> The exercise:
Skip every picture, and extract verbatim the lines from the line containing "Generate a Python" to the line containing "ax2 = ax.twinx()", both lines included.

> Records provided:

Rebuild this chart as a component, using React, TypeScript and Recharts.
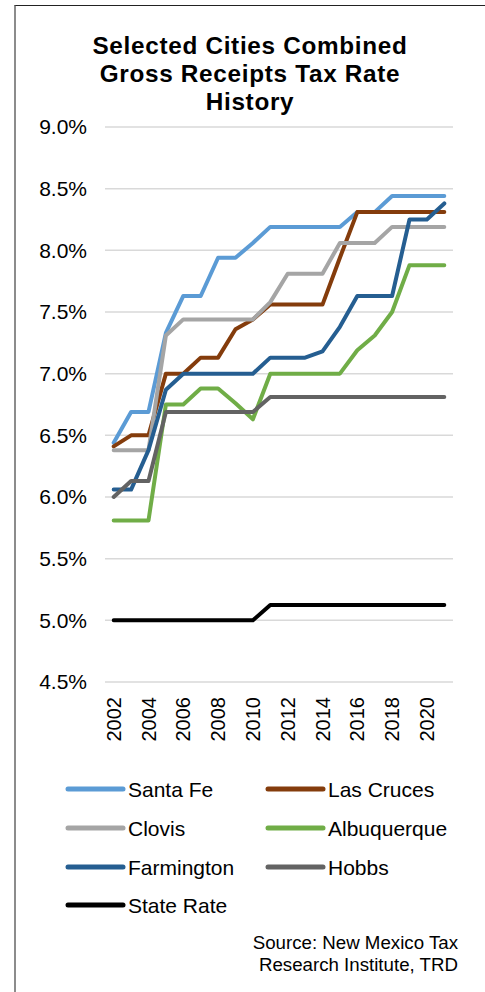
import React from 'react';
import { LineChart, Line, XAxis, YAxis, CartesianGrid } from 'recharts';

const years = [
    '2002', '2003', '2004', '2005', '2006', '2007', '2008', '2009', '2010', '2011',
    '2012', '2013', '2014', '2015', '2016', '2017', '2018', '2019', '2020', '2021',
];

const santaFe = [6.44, 6.69, 6.69, 7.33, 7.63, 7.63, 7.94, 7.94, 8.06, 8.19, 8.19, 8.19, 8.19, 8.19, 8.31, 8.31, 8.44, 8.44, 8.44, 8.44];
const lasCruces = [6.41, 6.5, 6.5, 7.0, 7.0, 7.13, 7.13, 7.36, 7.44, 7.56, 7.56, 7.56, 7.56, 7.94, 8.31, 8.31, 8.31, 8.31, 8.31, 8.31];
const clovis = [6.38, 6.38, 6.38, 7.31, 7.44, 7.44, 7.44, 7.44, 7.44, 7.58, 7.81, 7.81, 7.81, 8.06, 8.06, 8.06, 8.19, 8.19, 8.19, 8.19];
const albuquerque = [5.81, 5.81, 5.81, 6.75, 6.75, 6.88, 6.88, 6.76, 6.63, 7.0, 7.0, 7.0, 7.0, 7.0, 7.19, 7.31, 7.5, 7.88, 7.88, 7.88];
const farmington = [6.06, 6.06, 6.38, 6.87, 7.0, 7.0, 7.0, 7.0, 7.0, 7.13, 7.13, 7.13, 7.18, 7.38, 7.63, 7.63, 7.63, 8.25, 8.25, 8.38];
const hobbs = [6.0, 6.13, 6.13, 6.69, 6.69, 6.69, 6.69, 6.69, 6.69, 6.81, 6.81, 6.81, 6.81, 6.81, 6.81, 6.81, 6.81, 6.81, 6.81, 6.81];
const stateRate = [5.0, 5.0, 5.0, 5.0, 5.0, 5.0, 5.0, 5.0, 5.0, 5.125, 5.125, 5.125, 5.125, 5.125, 5.125, 5.125, 5.125, 5.125, 5.125, 5.125];

const yTicks = [4.5, 5.0, 5.5, 6.0, 6.5, 7.0, 7.5, 8.0, 8.5, 9.0];

const titleLines = ['Selected Cities Combined', 'Gross Receipts Tax Rate', 'History'];
const sourceLines = ['Source: New Mexico Tax', 'Research Institute, TRD'];

const SERIES = [
    { key: 'santaFe', name: 'Santa Fe', color: '#5b9bd5', values: santaFe },
    { key: 'lasCruces', name: 'Las Cruces', color: '#843c0c', values: lasCruces },
    { key: 'clovis', name: 'Clovis', color: '#a5a5a5', values: clovis },
    { key: 'albuquerque', name: 'Albuquerque', color: '#70ad47', values: albuquerque },
    { key: 'farmington', name: 'Farmington', color: '#255e91', values: farmington },
    { key: 'hobbs', name: 'Hobbs', color: '#636363', values: hobbs },
    { key: 'stateRate', name: 'State Rate', color: '#000000', values: stateRate },
];

const FONT = '"Liberation Sans", Arial, sans-serif';

const data = years.map((year, i) => {
    const row: any = { year };
    SERIES.forEach((s) => {
        row[s.key] = s.values[i];
    });
    return row;
});

// rotated year labels, reading bottom to top
const YearTick = ({ x, y, payload }: any) => (
    <text
        x={x}
        y={y}
        transform={`rotate(-90, ${x}, ${y})`}
        textAnchor="end"
        dominantBaseline="central"
        fontSize={20}
        fill="#000"
        fontFamily={FONT}
    >
        {payload.value}
    </text>
);

export default function App() {
    // legend layout: two columns, rows top to bottom
    const legendCols = [68, 268];
    const legendRows = [789, 828, 867, 905];

    return (
        <div
            style={{
                position: 'absolute',
                left: 0,
                top: 0,
                width: 485,
                height: 992,
                background: '#fff',
                fontFamily: FONT,
                overflow: 'hidden',
            }}
        >
            <div
                style={{
                    position: 'absolute',
                    left: 14,
                    top: 5,
                    width: 469,
                    height: 1000,
                    borderLeft: '2px solid #8c8c8c',
                    borderTop: '1px solid #222',
                    borderRight: '1px solid #444',
                }}
            />

            <div style={{ position: 'absolute', left: 0, top: 0 }}>
                <LineChart
                    width={485}
                    height={760}
                    data={data}
                    margin={{ top: 127, right: 32, left: 0, bottom: 18 }}
                >
                    <CartesianGrid vertical={false} stroke="#d9d9d9" strokeWidth={1.5} />
                    <XAxis
                        dataKey="year"
                        interval={1}
                        height={60}
                        axisLine={false}
                        tickLine={false}
                        tickSize={0}
                        tickMargin={15}
                        padding={{ left: 8.7, right: 8.7 }}
                        tick={<YearTick />}
                    />
                    <YAxis
                        width={105}
                        domain={[4.5, 9]}
                        ticks={yTicks}
                        axisLine={false}
                        tickLine={false}
                        tickSize={0}
                        tickMargin={18}
                        tick={{ fontSize: 21, fill: '#000', fontFamily: FONT }}
                        tickFormatter={(v) => `${Number(v).toFixed(1)}%`}
                    />
                    {SERIES.map((s) => (
                        <Line
                            key={s.key}
                            type="linear"
                            dataKey={s.key}
                            name={s.name}
                            stroke={s.color}
                            strokeWidth={4}
                            strokeLinejoin="round"
                            strokeLinecap="round"
                            dot={false}
                            activeDot={false}
                            isAnimationActive={false}
                        />
                    ))}
                </LineChart>
            </div>

            <svg
                width={485}
                height={992}
                style={{ position: 'absolute', left: 0, top: 0, pointerEvents: 'none' }}
            >
                {titleLines.map((t, i) => (
                    <text
                        key={t}
                        x={250}
                        y={54 + i * 28}
                        textAnchor="middle"
                        fontSize={24.3}
                        fontWeight="bold"
                        letterSpacing={0.7}
                        fill="#000"
                        fontFamily={FONT}
                    >
                        {t}
                    </text>
                ))}
                {SERIES.map((s, i) => {
                    const lx = legendCols[i % 2];
                    const ly = legendRows[Math.floor(i / 2)];
                    return (
                        <g key={s.key}>
                            <line
                                x1={lx}
                                y1={ly}
                                x2={lx + 55}
                                y2={ly}
                                stroke={s.color}
                                strokeWidth={5}
                                strokeLinecap="round"
                            />
                            <text x={lx + 60} y={ly + 7.5} fontSize={21} fill="#000" fontFamily={FONT}>
                                {s.name}
                            </text>
                        </g>
                    );
                })}
                {sourceLines.map((t, i) => (
                    <text
                        key={t}
                        x={458}
                        y={949 + i * 22}
                        textAnchor="end"
                        fontSize={18.7}
                        fill="#000"
                        fontFamily={FONT}
                    >
                        {t}
                    </text>
                ))}
            </svg>
        </div>
    );
}
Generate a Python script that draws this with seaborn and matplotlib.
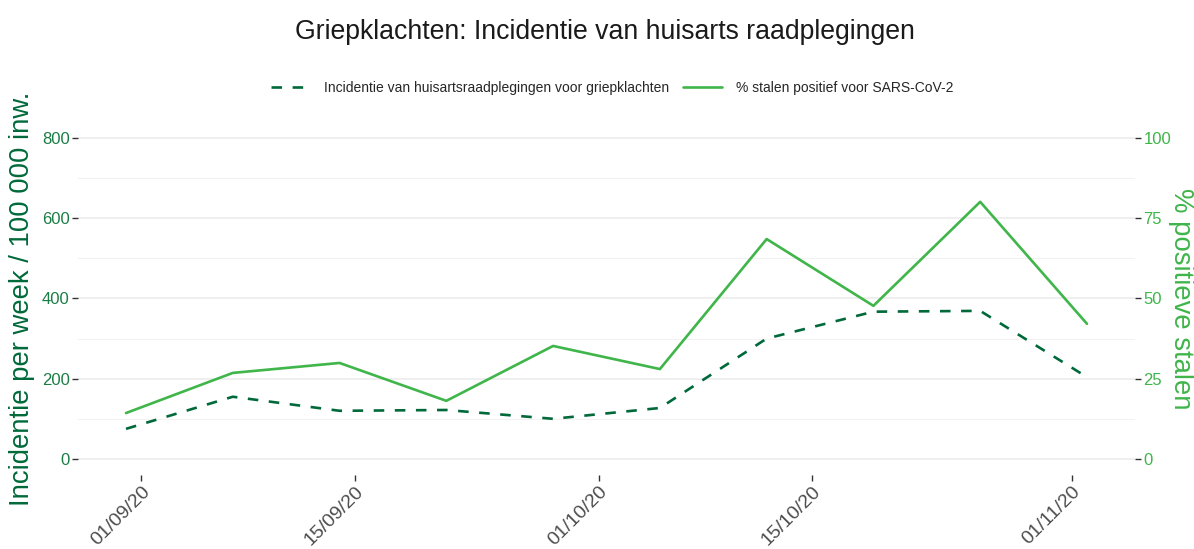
import pandas as pd
import numpy as np
import matplotlib
matplotlib.use("Agg")
import matplotlib.pyplot as plt
import matplotlib.dates as mdates
import seaborn as sns

weeks = ["2020-08-31", "2020-09-07", "2020-09-14", "2020-09-21", "2020-09-28",
         "2020-10-05", "2020-10-12", "2020-10-19", "2020-10-26", "2020-11-02"]
incidentie = [75, 155, 120, 122, 100, 127, 300, 367, 369, 204]
pct_positief = [14.3, 26.8, 29.9, 18.1, 35.2, 28.0, 68.5, 47.7, 80.1, 42.1]
tick_dates = ["2020-09-01", "2020-09-15", "2020-10-01", "2020-10-15", "2020-11-01"]

DARK = "#00693a"
LIGHT = "#3fb54a"
LEFT_TXT = "#1a7d45"

df = pd.DataFrame({"week": pd.to_datetime(weeks),
                   "incidentie": incidentie,
                   "positief": pct_positief})

sns.set_theme(style="white")
plt.rcParams["font.family"] = ["Liberation Sans", "DejaVu Sans"]

fig = plt.figure(figsize=(11.94, 5.49), dpi=100)
ax = fig.add_axes([0.0653, 0.1348, 0.8853, 0.6432])
ax2 = ax.twinx()

sns.lineplot(data=df, x="week", y="incidentie", ax=ax, color=DARK, linewidth=1.9,
             label="Incidentie van huisartsraadplegingen voor griepklachten", legend=False)
ax.lines[0].set_dashes((4, 4))
sns.lineplot(data=df, x="week", y="positief", ax=ax2, color=LIGHT, linewidth=1.9,
             label="% stalen positief voor SARS-CoV-2", legend=False)

ax.set_ylim(-40, 840)
ax2.set_ylim(-5, 105)
ax.set_yticks([0, 200, 400, 600, 800])
ax.set_yticks([100, 300, 500, 700], minor=True)
ax2.set_yticks([0, 25, 50, 75, 100])
ax.set_xlim(pd.Timestamp("2020-08-31") - pd.Timedelta(days=3.15),
            pd.Timestamp("2020-11-02") + pd.Timedelta(days=3.15))

ax.grid(axis="y", which="major", color="#ebebeb", linewidth=1.1)
ax.grid(axis="y", which="minor", color="#f2f2f2", linewidth=0.8)
ax.grid(axis="x", visible=False)
ax2.grid(False)
ax.set_axisbelow(True)
for a in (ax, ax2):
    for s in a.spines.values():
        s.set_visible(False)

ax.set_xticks(pd.to_datetime(tick_dates))
ax.xaxis.set_major_formatter(mdates.DateFormatter("%d/%m/%y"))
ax.tick_params(axis="x", length=4, width=1, color="#333333", labelsize=14,
               labelcolor="#4d4d4d", bottom=True, pad=2)
for lab in ax.get_xticklabels():
    lab.set_rotation(45)
    lab.set_ha("right")
    lab.set_rotation_mode("anchor")

ax.tick_params(axis="y", which="major", length=4, width=1, color="#333333",
               labelsize=12, labelcolor=LEFT_TXT, left=True, pad=2)
ax.tick_params(axis="y", which="minor", length=0, left=False)
ax2.tick_params(axis="y", length=4, width=1, color="#333333",
                labelsize=12, labelcolor=LIGHT, right=True, pad=2)

ax.set_xlabel("")
ax.set_ylabel("Incidentie per week / 100 000 inw.", fontsize=19.8, color=DARK,
              va="center", ha="center")
ax.yaxis.set_label_coords(-0.053, 0.5)
ax2.set_ylabel("% positieve stalen", fontsize=19.8, color=LIGHT, rotation=270,
               va="center", ha="center")
ax2.yaxis.set_label_coords(1.0435, 0.5)

fig.suptitle("Griepklachten: Incidentie van huisarts raadplegingen", x=0.507, y=0.965,
             fontsize=19.2, color="#1a1a1a")

h1, l1 = ax.get_legend_handles_labels()
h2, l2 = ax2.get_legend_handles_labels()
fig.legend(h1 + h2, l1 + l2, loc="center", bbox_to_anchor=(0.513, 0.84), ncol=2,
           frameon=False, fontsize=10, handlelength=2.8, columnspacing=1.0, handletextpad=1.0)

fig.savefig("out.png", dpi=100)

> Final answer:
Generate a Python script that draws this with seaborn and matplotlib.
import pandas as pd
import numpy as np
import matplotlib
matplotlib.use("Agg")
import matplotlib.pyplot as plt
import matplotlib.dates as mdates
import seaborn as sns

weeks = ["2020-08-31", "2020-09-07", "2020-09-14", "2020-09-21", "2020-09-28",
         "2020-10-05", "2020-10-12", "2020-10-19", "2020-10-26", "2020-11-02"]
incidentie = [75, 155, 120, 122, 100, 127, 300, 367, 369, 204]
pct_positief = [14.3, 26.8, 29.9, 18.1, 35.2, 28.0, 68.5, 47.7, 80.1, 42.1]
tick_dates = ["2020-09-01", "2020-09-15", "2020-10-01", "2020-10-15", "2020-11-01"]

DARK = "#00693a"
LIGHT = "#3fb54a"
LEFT_TXT = "#1a7d45"

df = pd.DataFrame({"week": pd.to_datetime(weeks),
                   "incidentie": incidentie,
                   "positief": pct_positief})

sns.set_theme(style="white")
plt.rcParams["font.family"] = ["Liberation Sans", "DejaVu Sans"]

fig = plt.figure(figsize=(11.94, 5.49), dpi=100)
ax = fig.add_axes([0.0653, 0.1348, 0.8853, 0.6432])
ax2 = ax.twinx()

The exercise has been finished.